Railways are a natural monopoly. There is no genuine competition between providers. For many people, the privately owned railway service is the only practical way to get to work. We have the most expensive passenger fares in the world, and a negligible amount of freight sent by rail, despite absolutely astonishing subsides pair to the private railway companies – and mostly ejected straight out again as shareholders’ profits. I was hoping to give you a figure for the total subsidies private rail companies have received since the crazed system was set up, but I can’t find a reliable series of figures anywhere – can anyone help?
We also still have a rubbish service. Some nominal punctuality improvement has been made, largely by the ruse of making timetables themselves unambitious. A member of staff at Ramsgate station told me recently of an HS1 service which left Ramsgate 18 minutes late, but reached St Pancras on time. On 27 December I left Brussels 11 minutes late on a Eurostar and made Ashford one minute late. Giving a talk in Cardiff recently, the train from Paddington spent in total almost 20 minutes standing in stations to await shceduled departure. Many timetables, particularly around London, have in fact been worsened – the ordinary commuter service from Gravesend to Charing Cross for example is now scheduled to be eight minutes longer than it was when I used to get it every day in 1986. In other cases track, rolling stock and signalling improvements that make quicker journeys possible are ignored in the timetable, all to give that margin of leeway and avoid punctuality fines and refunds.

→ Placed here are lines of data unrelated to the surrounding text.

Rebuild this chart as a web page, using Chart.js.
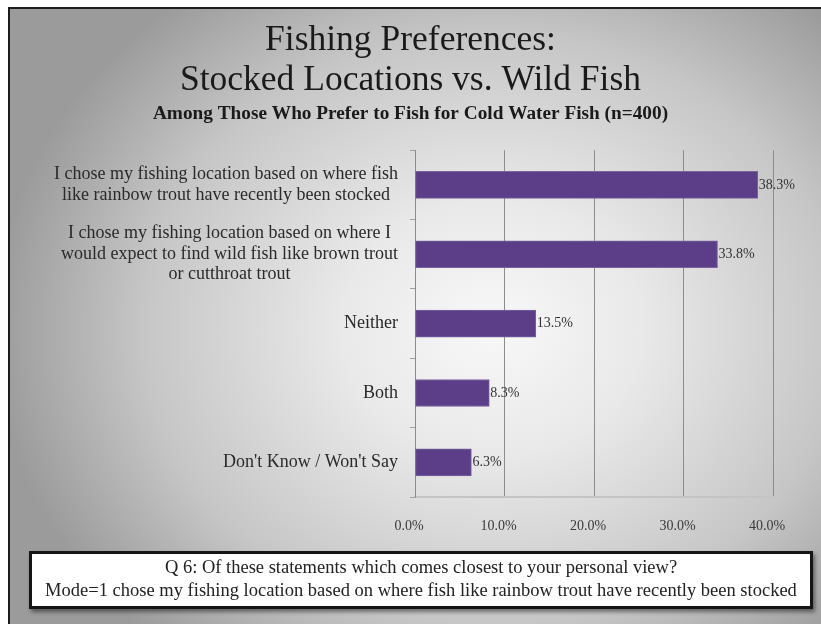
<!DOCTYPE html>
<html>
<head>
<meta charset="utf-8">
<script src="https://cdn.jsdelivr.net/npm/chart.js@4.4.1/dist/chart.umd.min.js"></script>
<style>
    html, body { margin: 0; padding: 0; background: #fff; }
    #stage { position: relative; width: 821px; height: 624px; overflow: hidden; }
    #panel {
        position: absolute; left: 8px; top: 7px; width: 830px; height: 640px;
        border-left: 2px solid #1c1c1c; border-top: 2px solid #1c1c1c;
        background: radial-gradient(ellipse 60% 66% at 58% 50%, #f8f8f8 0%, #e9e9e9 30%, #c6c6c6 70%, #9b9b9b 100%);
    }
    #chart { position: absolute; left: 0; top: 0; }
    #note {
        position: absolute; left: 29px; top: 551px; width: 778px; height: 50px;
        background: #fff; border: 3px solid #151515;
        box-shadow: 2px 3px 4px rgba(0,0,0,0.45);
        font-family: "Liberation Serif", "Times New Roman", serif;
        font-size: 18.5px; line-height: 23px; color: #222; text-align: center;
        padding-top: 2px; box-sizing: content-box; white-space: nowrap;
    }
</style>
</head>
<body>
<div id="stage">
    <div id="panel"></div>
    <canvas id="chart" width="821" height="624"></canvas>
    <div id="note">
        <div>Q 6: Of these statements which comes closest to your personal view?</div>
        <div>Mode=1 chose my fishing location based on where fish like rainbow trout have recently been stocked</div>
    </div>
</div>
<script>
// Chart data
const titleLines = ['Fishing Preferences:', 'Stocked Locations vs. Wild Fish'];
const subtitleText = 'Among Those Who Prefer to Fish for Cold Water Fish (n=400)';
const categories = [
    ['I chose my fishing location based on where fish', 'like rainbow trout have recently been stocked'],
    ['I chose my fishing location based on where I', 'would expect to find wild fish like brown trout', 'or cutthroat trout'],
    ['Neither'],
    ['Both'],
    ["Don't Know / Won't Say"]
];
const shares = [38.3, 33.8, 13.5, 8.3, 6.3];
const xTicks = [0, 10, 20, 30, 40];

const serif = '"Liberation Serif", "Times New Roman", serif';
const barColor = '#5b3e87';

// Category labels: block right-aligned to the axis, lines centred within the block
const categoryLabels = {
    id: 'categoryLabels',
    afterDraw(chart) {
        const ctx = chart.ctx;
        const yScale = chart.scales.y;
        const right = chart.chartArea.left - 17;
        const lh = 20.5;
        ctx.save();
        ctx.font = '18px ' + serif;
        ctx.fillStyle = '#2a2a2a';
        ctx.textAlign = 'center';
        ctx.textBaseline = 'middle';
        categories.forEach((lines, i) => {
            const yc = yScale.getPixelForValue(i);
            const blockW = Math.max(...lines.map(l => ctx.measureText(l).width));
            const cx = right - blockW / 2;
            lines.forEach((line, j) => {
                ctx.fillText(line, cx, yc + (j - (lines.length - 1) / 2) * lh);
            });
        });
        ctx.restore();
    }
};

// Value labels at the end of each bar
const valueLabels = {
    id: 'valueLabels',
    afterDatasetsDraw(chart) {
        const ctx = chart.ctx;
        const meta = chart.getDatasetMeta(0);
        ctx.save();
        ctx.font = '14px ' + serif;
        ctx.fillStyle = '#333';
        ctx.textAlign = 'left';
        ctx.textBaseline = 'middle';
        meta.data.forEach((bar, i) => {
            ctx.fillText(shares[i].toFixed(1) + '%', bar.x + 1, bar.y);
        });
        ctx.restore();
    }
};

const chart = new Chart(document.getElementById('chart').getContext('2d'), {
    type: 'bar',
    data: {
        labels: categories,
        datasets: [{
            data: shares,
            backgroundColor: barColor,
            borderColor: '#7a63a0',
            borderWidth: 1,
            borderSkipped: false,
            barThickness: 27
        }]
    },
    options: {
        indexAxis: 'y',
        responsive: false,
        animation: false,
        layout: { padding: { top: 0, left: 48, right: 48, bottom: 87 } },
        scales: {
            x: {
                min: 0,
                max: 40,
                afterBuildTicks: scale => { scale.ticks = xTicks.map(v => ({ value: v })); },
                afterFit: scale => { scale.height = 40; },
                grid: { color: '#8c8c8c', lineWidth: 1, drawTicks: false },
                border: { color: '#c4c4c4', width: 2 },
                ticks: {
                    padding: 21,
                    labelOffset: -6,
                    color: '#3a3a3a',
                    font: { family: serif, size: 14 },
                    callback: v => v.toFixed(1) + '%'
                }
            },
            y: {
                afterFit: scale => { scale.width = 367; },
                grid: { offset: true, drawOnChartArea: false, drawTicks: true, tickLength: 5, color: '#a0a0a0' },
                border: { color: '#8c8c8c', width: 1 },
                ticks: { display: false }
            }
        },
        plugins: {
            legend: { display: false },
            tooltip: { enabled: false },
            title: {
                display: true,
                text: titleLines,
                color: '#1a1a1a',
                font: { family: serif, size: 35.5, weight: 'normal', lineHeight: 1.14 },
                padding: { top: 20, bottom: 3 }
            },
            subtitle: {
                display: true,
                text: subtitleText,
                color: '#1a1a1a',
                font: { family: serif, size: 19.3, weight: 'bold', lineHeight: 1.05 },
                padding: { top: 0, bottom: 26 }
            }
        }
    },
    plugins: [categoryLabels, valueLabels]
});
</script>
</body>
</html>
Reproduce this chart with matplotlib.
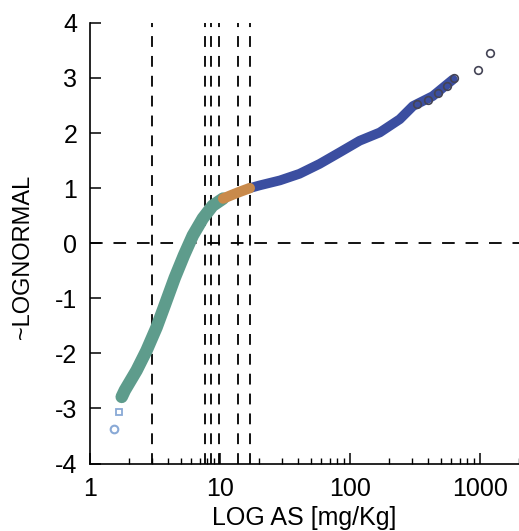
import numpy as np
import matplotlib
matplotlib.use("Agg")
import matplotlib.pyplot as plt

plt.rcParams['font.family'] = ['Liberation Sans Narrow', 'Liberation Sans', 'DejaVu Sans']

# valori (quantili ~lognormale vs concentrazione As)
x_low_out = [1.53, 1.67]
y_low_out = [-3.37, -3.06]

x_teal = [1.76, 1.86, 2.29, 2.73, 3.26, 3.78, 4.5, 5.3, 6.2, 7.4, 8.8, 10.6]
y_teal = [-2.79, -2.67, -2.31, -1.95, -1.53, -1.12, -0.63, -0.22, 0.14, 0.45, 0.68, 0.81]

x_orange = [10.6, 12.5, 14.5, 17.0]
y_orange = [0.81, 0.88, 0.94, 1.0]

x_blue = [17.0, 20.3, 29, 41, 58.6, 83.7, 119, 170, 242, 306, 434, 620]
y_blue = [1.0, 1.05, 1.14, 1.26, 1.44, 1.65, 1.86, 2.01, 2.25, 2.49, 2.67, 2.97]

x_high_out = [330, 400, 480, 560, 630, 966, 1200]
y_high_out = [2.52, 2.6, 2.72, 2.86, 2.99, 3.15, 3.46]

# soglie (linee verticali)
soglie = [3.0, 7.7, 8.5, 9.9, 13.9, 17.1]

xticks = [1, 10, 100, 1000]
yticks = [-4, -3, -2, -1, 0, 1, 2, 3, 4]

fig = plt.figure(figsize=(5.19, 5.31), dpi=100)
ax = fig.add_axes([0.173, 0.127, 0.827, 0.830])

for s in soglie:
    ax.axvline(s, color='black', lw=1.3, dashes=(6, 5), zorder=1)
ax.axhline(0, color='black', lw=1.3, dashes=(7, 6), zorder=1)

ax.plot(x_teal, y_teal, color='#5e9c8c', lw=9, solid_capstyle='round', zorder=3)
ax.plot(x_orange, y_orange, color='#c98a4b', lw=7.5, solid_capstyle='round', zorder=4)
ax.plot(x_blue, y_blue, color='#3b4ea0', lw=7, solid_capstyle='round', zorder=3)
ax.plot(x_high_out, y_high_out, 'o', mfc='none', mec='#444455', ms=5.5, mew=1.2, zorder=5)
ax.plot(x_low_out[1:], y_low_out[1:], 's', mfc='none', mec='#89a9d6', ms=5, mew=1.3, zorder=5)
ax.plot(x_low_out[:1], y_low_out[:1], 'o', mfc='none', mec='#89a9d6', ms=5.5, mew=1.5, zorder=5)

ax.set_xscale('log')
ax.set_xlim(1, 2000)
ax.set_ylim(-4, 4)
ax.set_xticks(xticks)
ax.set_xticklabels([str(t) for t in xticks])
ax.set_yticks(yticks)
ax.set_yticklabels([str(t) for t in yticks])

ax.spines['top'].set_visible(False)
ax.spines['right'].set_visible(False)
for sp in ['left', 'bottom']:
    ax.spines[sp].set_linewidth(1.2)

ax.tick_params(axis='both', which='major', direction='in', length=8, width=1.1,
               labelsize=18, pad=9)
ax.tick_params(axis='x', which='minor', direction='in', length=4, width=1.0)
ax.tick_params(axis='x', which='major', pad=10)

ax.set_xlabel('LOG AS [mg/Kg]', fontsize=18, labelpad=3)
ax.set_ylabel('~LOGNORMAL', fontsize=17, family=['Liberation Sans', 'DejaVu Sans'])
ax.yaxis.set_label_coords(-0.13, 0.47)

fig.savefig('out.png', dpi=100)
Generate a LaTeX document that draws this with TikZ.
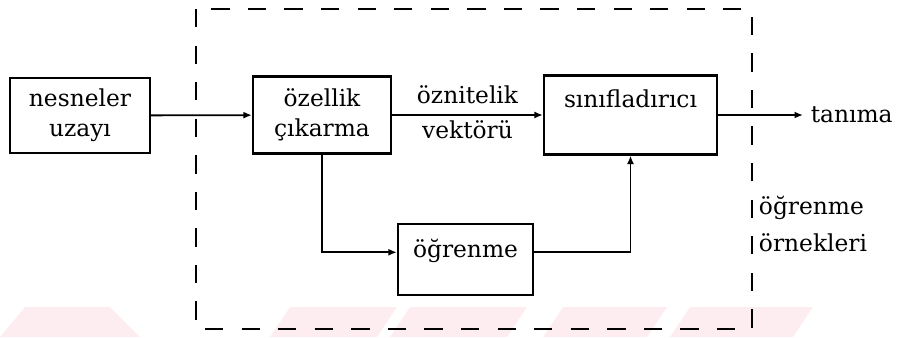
\documentclass[tikz,border=0pt]{standalone}
\usepackage{fontspec}
\setmainfont{DejaVu Serif}
\usepackage{tikz}
\usetikzlibrary{positioning,arrows.meta}
\definecolor{wmpink}{RGB}{254,237,240}

\begin{document}
\begin{tikzpicture}[x=0.025cm, y=-0.025cm,
  font=\fontsize{16.6}{21.3}\selectfont,
  blok/.style={draw, line width=1.6pt, align=center},
  ok/.style={-{Latex[length=6pt,width=5pt]}, line width=1.3pt},
  kesik/.style={line width=1.5pt, dash pattern=on 13pt off 13pt}]
\useasboundingbox (0,0) rectangle (901,337);
% light stripes along the bottom edge
\fill[wmpink] (25,307) -- (110,307) -- (140,337) -- (0,337) -- cycle;
\foreach \a/\b in {290/397, 410/527, 563/667, 690/813}
  \fill[wmpink] (\a,307) -- (\b,307) -- (\b-20,337) -- (\a-20,337) -- cycle;
\draw[kesik] (196,9) rectangle (752,329);
\node[blok, minimum width=3.5cm, minimum height=1.875cm] (nes) at (80,115.5) {nesneler\\uzayı};
\node[blok, minimum width=3.45cm, minimum height=1.925cm] (ozl) at (322,115) {özellik\\çıkarma};
\node[blok, minimum width=4.325cm, minimum height=1.975cm, text depth=23pt] (sin) at (630.5,115) {sınıfladırıcı};
\node[blok, minimum width=3.375cm, minimum height=1.775cm, text depth=16.5pt] (ogr) at (465.5,259.5) {öğrenme};
\coordinate (out) at (803,115);
\node[right=2pt of out] (tan) {tanıma};
\node[anchor=west, align=left] (ornek) at (754,224) {öğrenme\\[5pt]örnekleri};
\draw[ok] (nes) -- (ozl);
\draw[ok] (ozl) -- (sin)
  node[midway, above=4pt] (vec1) {öznitelik}
  node[midway, below] (vec2) {vektörü};
\draw[ok] (sin) -- (out);
\draw[ok] (ozl.south) |- (ogr.174);
\draw[ok] (ogr.6) -| (sin.south);
\end{tikzpicture}
\end{document}
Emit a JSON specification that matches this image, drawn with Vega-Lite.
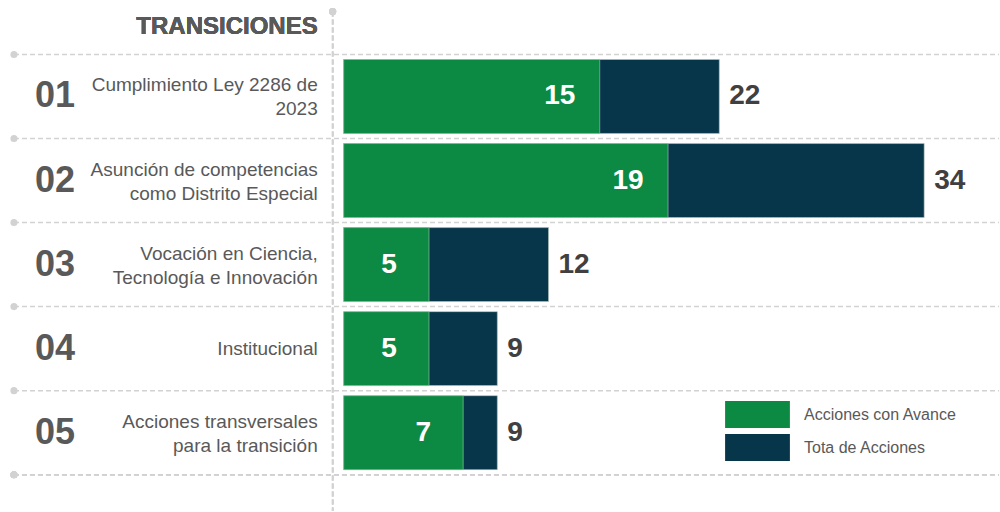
{
  "$schema": "https://vega.github.io/schema/vega-lite/v6.json",
  "width": 1000,
  "height": 512,
  "autosize": {"type": "fit", "contains": "padding"},
  "padding": 0,
  "background": "white",
  "config": {"view": {"stroke": null}, "font": "Liberation Sans"},
  "data": {
    "values": [
      {"id": "01", "label": ["Cumplimiento Ley 2286 de", "2023"], "avance": 15, "total": 22},
      {"id": "02", "label": ["Asunción de competencias", "como Distrito Especial"], "avance": 19, "total": 34},
      {"id": "03", "label": ["Vocación en Ciencia,", "Tecnología e Innovación"], "avance": 5, "total": 12},
      {"id": "04", "label": ["Institucional"], "avance": 5, "total": 9},
      {"id": "05", "label": ["Acciones transversales", "para la transición"], "avance": 7, "total": 9}
    ]
  },
  "layer": [
    {
      "mark": {"type": "rule", "strokeDash": [5, 3], "color": "#d2d2d2", "strokeWidth": 1.5},
      "encoding": {
        "x": {"datum": -19.31, "type": "quantitative", "axis": null, "scale": {"domain": [-20.128, 38.383], "nice": false, "zero": false}},
        "x2": {"datum": 38.383},
        "y": {"field": "id", "type": "nominal", "bandPosition": 0, "axis": null, "scale": {"domain": ["01", "02", "03", "04", "05"], "paddingInner": 0, "paddingOuter": 0.54, "align": 0.6}}
      }
    },
    {
      "mark": {"type": "rule", "strokeDash": [5, 3], "color": "#d2d2d2", "strokeWidth": 1.5},
      "encoding": {
        "x": {"datum": -19.31, "type": "quantitative"},
        "x2": {"datum": 38.383},
        "y": {"datum": "05", "type": "nominal", "bandPosition": 1}
      }
    },
    {
      "mark": {"type": "point", "filled": true, "color": "#d2d2d2", "size": 50, "opacity": 1},
      "encoding": {
        "x": {"datum": -19.31, "type": "quantitative"},
        "y": {"field": "id", "type": "nominal", "bandPosition": 0}
      }
    },
    {
      "mark": {"type": "point", "filled": true, "color": "#d2d2d2", "size": 50, "opacity": 1},
      "encoding": {
        "x": {"datum": -19.31, "type": "quantitative"},
        "y": {"datum": "05", "type": "nominal", "bandPosition": 1}
      }
    },
    {
      "mark": {"type": "rule", "strokeDash": [5, 3], "color": "#d2d2d2", "strokeWidth": 1.5, "yOffset": -43, "y2Offset": 0},
      "encoding": {
        "x": {"datum": -0.644, "type": "quantitative"},
        "y": {"datum": "01", "type": "nominal", "bandPosition": 0},
        "y2": {"value": {"expr": "height"}}
      }
    },
    {
      "mark": {"type": "point", "filled": true, "color": "#d2d2d2", "size": 50, "opacity": 1, "yOffset": -43},
      "encoding": {
        "x": {"datum": -0.644, "type": "quantitative"},
        "y": {"datum": "01", "type": "nominal", "bandPosition": 0}
      }
    },
    {
      "mark": {"type": "bar", "height": {"band": 0.88}, "stroke": "#b5c4bb", "strokeWidth": 0.6},
      "encoding": {
        "x": {"field": "total", "type": "quantitative"},
        "x2": {"datum": 0},
        "y": {"field": "id", "type": "nominal"},
        "color": {"datum": "Tota de Acciones", "type": "nominal"}
      }
    },
    {
      "mark": {"type": "bar", "height": {"band": 0.88}, "stroke": "#b5c4bb", "strokeWidth": 0.6},
      "encoding": {
        "x": {"field": "avance", "type": "quantitative"},
        "x2": {"datum": 0},
        "y": {"field": "id", "type": "nominal"},
        "color": {
          "datum": "Acciones con Avance",
          "type": "nominal",
          "scale": {"domain": ["Acciones con Avance", "Tota de Acciones"], "range": ["#0c8a43", "#07364b"]},
          "legend": {
            "orient": "none",
            "legendX": 744,
            "legendY": 401,
            "title": null,
            "symbolType": "M-2.4,-1L2.4,-1L2.4,1L-2.4,1Z",
            "symbolSize": 729,
            "symbolStrokeWidth": 0,
            "symbolOpacity": 1,
            "labelFontSize": 16,
            "labelColor": "#595959",
            "labelOffset": 33,
            "rowPadding": 6,
            "padding": 0
          }
        }
      }
    },
    {
      "mark": {"type": "text", "align": "center", "baseline": "middle", "dx": -40, "fontSize": 28, "fontWeight": "bold", "color": "white"},
      "encoding": {
        "x": {"field": "avance", "type": "quantitative"},
        "y": {"field": "id", "type": "nominal"},
        "text": {"field": "avance", "type": "quantitative"}
      }
    },
    {
      "mark": {"type": "text", "align": "left", "baseline": "middle", "dx": 10, "fontSize": 28, "fontWeight": "bold", "color": "#404040"},
      "encoding": {
        "x": {"field": "total", "type": "quantitative"},
        "y": {"field": "id", "type": "nominal"},
        "text": {"field": "total", "type": "quantitative"}
      }
    },
    {
      "mark": {"type": "text", "align": "left", "baseline": "middle", "fontSize": 36, "fontWeight": "bold", "color": "#595959"},
      "encoding": {
        "x": {"datum": -18.08, "type": "quantitative"},
        "y": {"field": "id", "type": "nominal"},
        "text": {"field": "id", "type": "nominal"}
      }
    },
    {
      "transform": [{"filter": "length(datum.label) > 1"}],
      "mark": {"type": "text", "align": "right", "baseline": "middle", "fontSize": 19, "lineHeight": 24, "dy": -11, "color": "#595959"},
      "encoding": {
        "x": {"datum": -1.52, "type": "quantitative"},
        "y": {"field": "id", "type": "nominal"},
        "text": {"field": "label"}
      }
    },
    {
      "transform": [{"filter": "length(datum.label) == 1"}],
      "mark": {"type": "text", "align": "right", "baseline": "middle", "fontSize": 19, "color": "#595959"},
      "encoding": {
        "x": {"datum": -1.52, "type": "quantitative"},
        "y": {"field": "id", "type": "nominal"},
        "text": {"field": "label"}
      }
    },
    {
      "mark": {"type": "text", "align": "right", "baseline": "alphabetic", "fontSize": 24, "fontWeight": "bold", "color": "#595959", "dy": -20, "text": "TRANSICIONES"},
      "encoding": {
        "x": {"datum": -1.52, "type": "quantitative"},
        "y": {"datum": "01", "type": "nominal", "bandPosition": 0}
      }
    }
  ]
}
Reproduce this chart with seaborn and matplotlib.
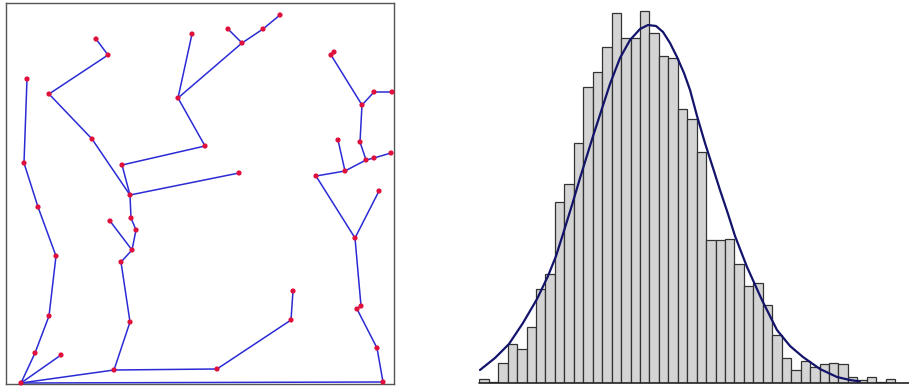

The last five railway journeys I have been on (excluding Eurostar) all had people standing or squatting in corridors.
We have a train service which is the most expensive in the world but is still arguably the least pleasant to use among developed nations, and is very slow when you compare similar journeys with our European counterparts. It is impossible credibly to argue that the crazed multiple contact privatisation model has worked.
Rail needs to be renationalised immediately.